▶ **WRITTEN EXERCISE**: Return the material exactly, first line through the line containing "import plotly.graph_objects as go", and nothing more. Pictures stay out.

▶ **PROVIDED MATERIAL**:
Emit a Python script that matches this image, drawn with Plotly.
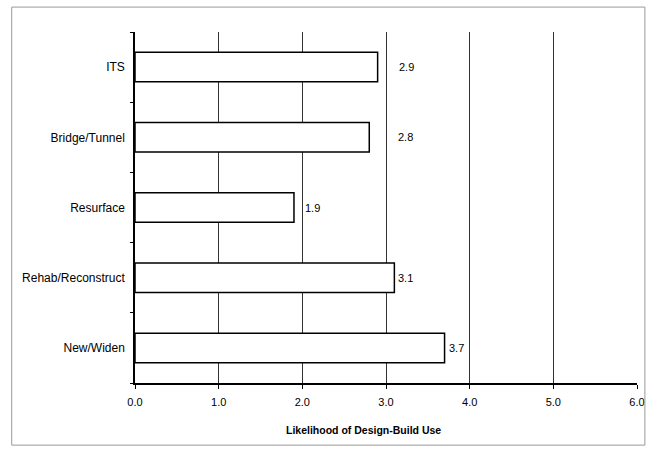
import plotly.graph_objects as go

categories = ["New/Widen", "Rehab/Reconstruct", "Resurface", "Bridge/Tunnel", "ITS"]
values = [3.7, 3.1, 1.9, 2.8, 2.9]
value_labels = ["3.7", "3.1", "1.9", "2.8", "2.9"]
label_gaps = [2, 2, 9, 27, 19]  # pixel gap between bar end and its label
x_ticks = [0, 1, 2, 3, 4, 5, 6]
x_title = "Likelihood of Design-Build Use"

FONT = "Liberation Sans, Arial"

fig = go.Figure(go.Bar(
    x=values, y=categories, orientation="h",
    marker=dict(color="white", line=dict(color="black", width=1.5)),
    hoverinfo="x+y",
))

annotations = [
    dict(x=v, y=c, text=t, xref="x", yref="y", showarrow=False,
         xanchor="left", xshift=g, font=dict(family=FONT, size=11, color="black"))
    for v, c, t, g in zip(values, categories, value_labels, label_gaps)
]
annotations.append(dict(text="<b>" + x_title + "</b>", xref="paper", yref="paper",
                        x=0.455, y=-0.158, showarrow=False,
                        font=dict(family=FONT, size=10.5, color="black")))

fig.update_layout(
    width=657, height=455,
    margin=dict(l=135, r=13, t=32, b=72),
    paper_bgcolor="white", plot_bgcolor="white",
    bargap=0.58, showlegend=False,
    font=dict(family=FONT, size=11, color="black"),
    shapes=[dict(type="rect", xref="paper", yref="paper",
                 x0=-0.2456, y0=-0.177, x1=1.0157, y1=1.071,
                 line=dict(color="#999999", width=1))],
    annotations=annotations,
)

fig.update_xaxes(
    range=[0, 6], tickvals=x_ticks, tickformat=".1f",
    showgrid=True, gridcolor="#333333", gridwidth=1,
    showline=True, linecolor="black", linewidth=1.5,
    ticks="outside", ticklen=4, tickcolor="black",
    zeroline=False, tickfont=dict(size=11), ticklabelstandoff=4,
)
fig.update_yaxes(
    showline=True, linecolor="black", linewidth=1.5,
    ticks="outside", ticklen=3, tickson="boundaries", tickcolor="black",
    showgrid=False, tickfont=dict(size=12), ticklabelstandoff=6,
)

fig.write_html("out.html", config={"displayModeBar": False},
               post_script="document.body.style.margin='0';")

▶ **IN RESPONSE**:
Emit a Python script that matches this image, drawn with Plotly.
import plotly.graph_objects as go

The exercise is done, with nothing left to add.